**Task to complete:** Output all the data exactly. Pictures do not belong in the copy.

[start of Collected material]

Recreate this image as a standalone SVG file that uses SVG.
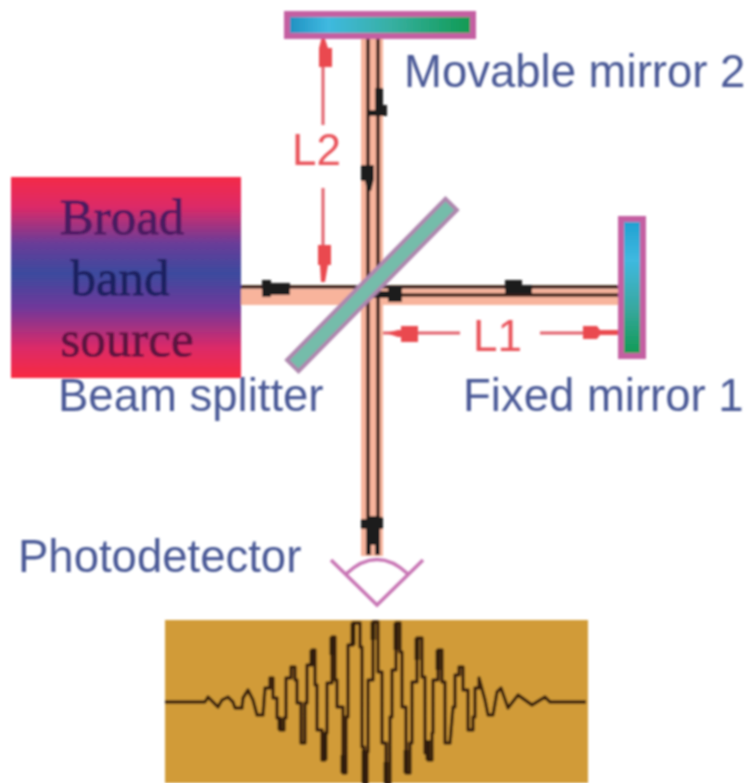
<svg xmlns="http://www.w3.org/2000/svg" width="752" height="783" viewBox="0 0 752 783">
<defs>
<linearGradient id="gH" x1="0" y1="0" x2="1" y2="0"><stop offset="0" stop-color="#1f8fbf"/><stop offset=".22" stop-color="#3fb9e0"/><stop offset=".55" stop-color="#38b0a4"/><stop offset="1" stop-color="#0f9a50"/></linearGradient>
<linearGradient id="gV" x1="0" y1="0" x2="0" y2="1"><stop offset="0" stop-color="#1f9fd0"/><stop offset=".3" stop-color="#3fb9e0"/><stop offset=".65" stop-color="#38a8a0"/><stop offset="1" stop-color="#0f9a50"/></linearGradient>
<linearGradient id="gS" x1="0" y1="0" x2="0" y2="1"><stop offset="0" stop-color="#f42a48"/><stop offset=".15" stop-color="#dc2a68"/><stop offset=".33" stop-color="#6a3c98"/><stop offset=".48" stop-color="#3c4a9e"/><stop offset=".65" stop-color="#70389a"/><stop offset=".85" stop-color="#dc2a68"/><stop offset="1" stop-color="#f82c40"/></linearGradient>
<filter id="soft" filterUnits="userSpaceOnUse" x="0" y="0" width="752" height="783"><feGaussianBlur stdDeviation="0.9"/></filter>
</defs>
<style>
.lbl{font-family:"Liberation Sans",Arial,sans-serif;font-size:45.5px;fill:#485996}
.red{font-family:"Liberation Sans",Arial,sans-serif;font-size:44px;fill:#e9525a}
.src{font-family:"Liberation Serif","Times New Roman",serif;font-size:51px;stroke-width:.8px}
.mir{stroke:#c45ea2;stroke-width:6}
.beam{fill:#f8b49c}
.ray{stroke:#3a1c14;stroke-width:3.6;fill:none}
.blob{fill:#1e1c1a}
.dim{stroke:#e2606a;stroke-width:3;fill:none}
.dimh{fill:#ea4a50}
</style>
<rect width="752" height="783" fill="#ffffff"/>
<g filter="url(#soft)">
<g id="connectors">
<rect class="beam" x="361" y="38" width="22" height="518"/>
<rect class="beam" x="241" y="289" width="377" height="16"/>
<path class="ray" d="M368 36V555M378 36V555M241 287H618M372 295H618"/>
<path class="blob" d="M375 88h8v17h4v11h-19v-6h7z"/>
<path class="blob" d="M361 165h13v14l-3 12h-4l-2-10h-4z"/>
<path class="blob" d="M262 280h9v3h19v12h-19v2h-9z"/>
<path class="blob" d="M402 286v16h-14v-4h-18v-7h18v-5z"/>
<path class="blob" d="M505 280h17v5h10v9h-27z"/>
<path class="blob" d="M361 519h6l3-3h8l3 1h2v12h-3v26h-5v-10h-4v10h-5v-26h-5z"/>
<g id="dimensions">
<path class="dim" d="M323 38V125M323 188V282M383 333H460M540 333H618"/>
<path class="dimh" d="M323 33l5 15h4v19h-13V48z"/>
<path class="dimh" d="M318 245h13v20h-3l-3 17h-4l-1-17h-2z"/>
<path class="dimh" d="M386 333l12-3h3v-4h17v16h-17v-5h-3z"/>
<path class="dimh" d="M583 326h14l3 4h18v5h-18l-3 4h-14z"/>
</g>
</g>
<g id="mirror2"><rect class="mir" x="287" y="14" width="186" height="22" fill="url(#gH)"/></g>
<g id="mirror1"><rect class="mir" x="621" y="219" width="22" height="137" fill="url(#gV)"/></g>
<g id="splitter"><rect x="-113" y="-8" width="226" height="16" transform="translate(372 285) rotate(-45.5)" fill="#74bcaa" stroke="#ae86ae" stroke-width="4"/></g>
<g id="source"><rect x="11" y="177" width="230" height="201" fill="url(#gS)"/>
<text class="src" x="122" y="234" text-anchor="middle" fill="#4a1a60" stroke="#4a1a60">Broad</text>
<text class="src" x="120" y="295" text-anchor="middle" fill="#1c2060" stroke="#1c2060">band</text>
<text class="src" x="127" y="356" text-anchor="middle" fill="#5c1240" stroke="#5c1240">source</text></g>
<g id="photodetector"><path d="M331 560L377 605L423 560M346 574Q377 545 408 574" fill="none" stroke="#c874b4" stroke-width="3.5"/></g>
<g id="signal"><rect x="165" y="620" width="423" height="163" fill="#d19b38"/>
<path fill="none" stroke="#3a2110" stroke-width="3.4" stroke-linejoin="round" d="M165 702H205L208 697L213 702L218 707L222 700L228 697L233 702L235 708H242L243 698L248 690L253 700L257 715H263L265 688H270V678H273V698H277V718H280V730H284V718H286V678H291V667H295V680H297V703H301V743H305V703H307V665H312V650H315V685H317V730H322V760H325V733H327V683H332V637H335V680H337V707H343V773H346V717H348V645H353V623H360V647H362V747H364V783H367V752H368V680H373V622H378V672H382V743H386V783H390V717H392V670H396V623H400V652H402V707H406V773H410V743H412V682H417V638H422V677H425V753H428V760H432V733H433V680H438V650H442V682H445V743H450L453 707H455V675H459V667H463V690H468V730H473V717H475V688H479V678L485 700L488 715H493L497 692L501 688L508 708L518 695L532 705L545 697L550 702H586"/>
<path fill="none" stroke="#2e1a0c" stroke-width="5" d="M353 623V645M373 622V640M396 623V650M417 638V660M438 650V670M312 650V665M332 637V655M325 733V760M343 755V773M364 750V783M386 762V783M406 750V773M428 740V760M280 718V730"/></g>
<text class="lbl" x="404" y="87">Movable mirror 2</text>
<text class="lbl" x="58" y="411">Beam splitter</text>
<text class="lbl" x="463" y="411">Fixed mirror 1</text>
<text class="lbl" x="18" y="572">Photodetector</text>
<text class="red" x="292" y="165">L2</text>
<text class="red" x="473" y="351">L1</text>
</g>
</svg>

[end of Collected material]

**Answer to the exercise:**
Recreate this image as a standalone SVG file that uses SVG.
<svg xmlns="http://www.w3.org/2000/svg" width="752" height="783" viewBox="0 0 752 783">
<defs>
<linearGradient id="gH" x1="0" y1="0" x2="1" y2="0"><stop offset="0" stop-color="#1f8fbf"/><stop offset=".22" stop-color="#3fb9e0"/><stop offset=".55" stop-color="#38b0a4"/><stop offset="1" stop-color="#0f9a50"/></linearGradient>
<linearGradient id="gV" x1="0" y1="0" x2="0" y2="1"><stop offset="0" stop-color="#1f9fd0"/><stop offset=".3" stop-color="#3fb9e0"/><stop offset=".65" stop-color="#38a8a0"/><stop offset="1" stop-color="#0f9a50"/></linearGradient>
<linearGradient id="gS" x1="0" y1="0" x2="0" y2="1"><stop offset="0" stop-color="#f42a48"/><stop offset=".15" stop-color="#dc2a68"/><stop offset=".33" stop-color="#6a3c98"/><stop offset=".48" stop-color="#3c4a9e"/><stop offset=".65" stop-color="#70389a"/><stop offset=".85" stop-color="#dc2a68"/><stop offset="1" stop-color="#f82c40"/></linearGradient>
<filter id="soft" filterUnits="userSpaceOnUse" x="0" y="0" width="752" height="783"><feGaussianBlur stdDeviation="0.9"/></filter>
</defs>
<style>
.lbl{font-family:"Liberation Sans",Arial,sans-serif;font-size:45.5px;fill:#485996}
.red{font-family:"Liberation Sans",Arial,sans-serif;font-size:44px;fill:#e9525a}
.src{font-family:"Liberation Serif","Times New Roman",serif;font-size:51px;stroke-width:.8px}
.mir{stroke:#c45ea2;stroke-width:6}
.beam{fill:#f8b49c}
.ray{stroke:#3a1c14;stroke-width:3.6;fill:none}
.blob{fill:#1e1c1a}
.dim{stroke:#e2606a;stroke-width:3;fill:none}
.dimh{fill:#ea4a50}
</style>
<rect width="752" height="783" fill="#ffffff"/>
<g filter="url(#soft)">
<g id="connectors">
<rect class="beam" x="361" y="38" width="22" height="518"/>
<rect class="beam" x="241" y="289" width="377" height="16"/>
<path class="ray" d="M368 36V555M378 36V555M241 287H618M372 295H618"/>
<path class="blob" d="M375 88h8v17h4v11h-19v-6h7z"/>
<path class="blob" d="M361 165h13v14l-3 12h-4l-2-10h-4z"/>
<path class="blob" d="M262 280h9v3h19v12h-19v2h-9z"/>
<path class="blob" d="M402 286v16h-14v-4h-18v-7h18v-5z"/>
<path class="blob" d="M505 280h17v5h10v9h-27z"/>
<path class="blob" d="M361 519h6l3-3h8l3 1h2v12h-3v26h-5v-10h-4v10h-5v-26h-5z"/>
<g id="dimensions">
<path class="dim" d="M323 38V125M323 188V282M383 333H460M540 333H618"/>
<path class="dimh" d="M323 33l5 15h4v19h-13V48z"/>
<path class="dimh" d="M318 245h13v20h-3l-3 17h-4l-1-17h-2z"/>
<path class="dimh" d="M386 333l12-3h3v-4h17v16h-17v-5h-3z"/>
<path class="dimh" d="M583 326h14l3 4h18v5h-18l-3 4h-14z"/>
</g>
</g>
<g id="mirror2"><rect class="mir" x="287" y="14" width="186" height="22" fill="url(#gH)"/></g>
<g id="mirror1"><rect class="mir" x="621" y="219" width="22" height="137" fill="url(#gV)"/></g>
<g id="splitter"><rect x="-113" y="-8" width="226" height="16" transform="translate(372 285) rotate(-45.5)" fill="#74bcaa" stroke="#ae86ae" stroke-width="4"/></g>
<g id="source"><rect x="11" y="177" width="230" height="201" fill="url(#gS)"/>
<text class="src" x="122" y="234" text-anchor="middle" fill="#4a1a60" stroke="#4a1a60">Broad</text>
<text class="src" x="120" y="295" text-anchor="middle" fill="#1c2060" stroke="#1c2060">band</text>
<text class="src" x="127" y="356" text-anchor="middle" fill="#5c1240" stroke="#5c1240">source</text></g>
<g id="photodetector"><path d="M331 560L377 605L423 560M346 574Q377 545 408 574" fill="none" stroke="#c874b4" stroke-width="3.5"/></g>
<g id="signal"><rect x="165" y="620" width="423" height="163" fill="#d19b38"/>
<path fill="none" stroke="#3a2110" stroke-width="3.4" stroke-linejoin="round" d="M165 702H205L208 697L213 702L218 707L222 700L228 697L233 702L235 708H242L243 698L248 690L253 700L257 715H263L265 688H270V678H273V698H277V718H280V730H284V718H286V678H291V667H295V680H297V703H301V743H305V703H307V665H312V650H315V685H317V730H322V760H325V733H327V683H332V637H335V680H337V707H343V773H346V717H348V645H353V623H360V647H362V747H364V783H367V752H368V680H373V622H378V672H382V743H386V783H390V717H392V670H396V623H400V652H402V707H406V773H410V743H412V682H417V638H422V677H425V753H428V760H432V733H433V680H438V650H442V682H445V743H450L453 707H455V675H459V667H463V690H468V730H473V717H475V688H479V678L485 700L488 715H493L497 692L501 688L508 708L518 695L532 705L545 697L550 702H586"/>
<path fill="none" stroke="#2e1a0c" stroke-width="5" d="M353 623V645M373 622V640M396 623V650M417 638V660M438 650V670M312 650V665M332 637V655M325 733V760M343 755V773M364 750V783M386 762V783M406 750V773M428 740V760M280 718V730"/></g>
<text class="lbl" x="404" y="87">Movable mirror 2</text>
<text class="lbl" x="58" y="411">Beam splitter</text>
<text class="lbl" x="463" y="411">Fixed mirror 1</text>
<text class="lbl" x="18" y="572">Photodetector</text>
<text class="red" x="292" y="165">L2</text>
<text class="red" x="473" y="351">L1</text>
</g>
</svg>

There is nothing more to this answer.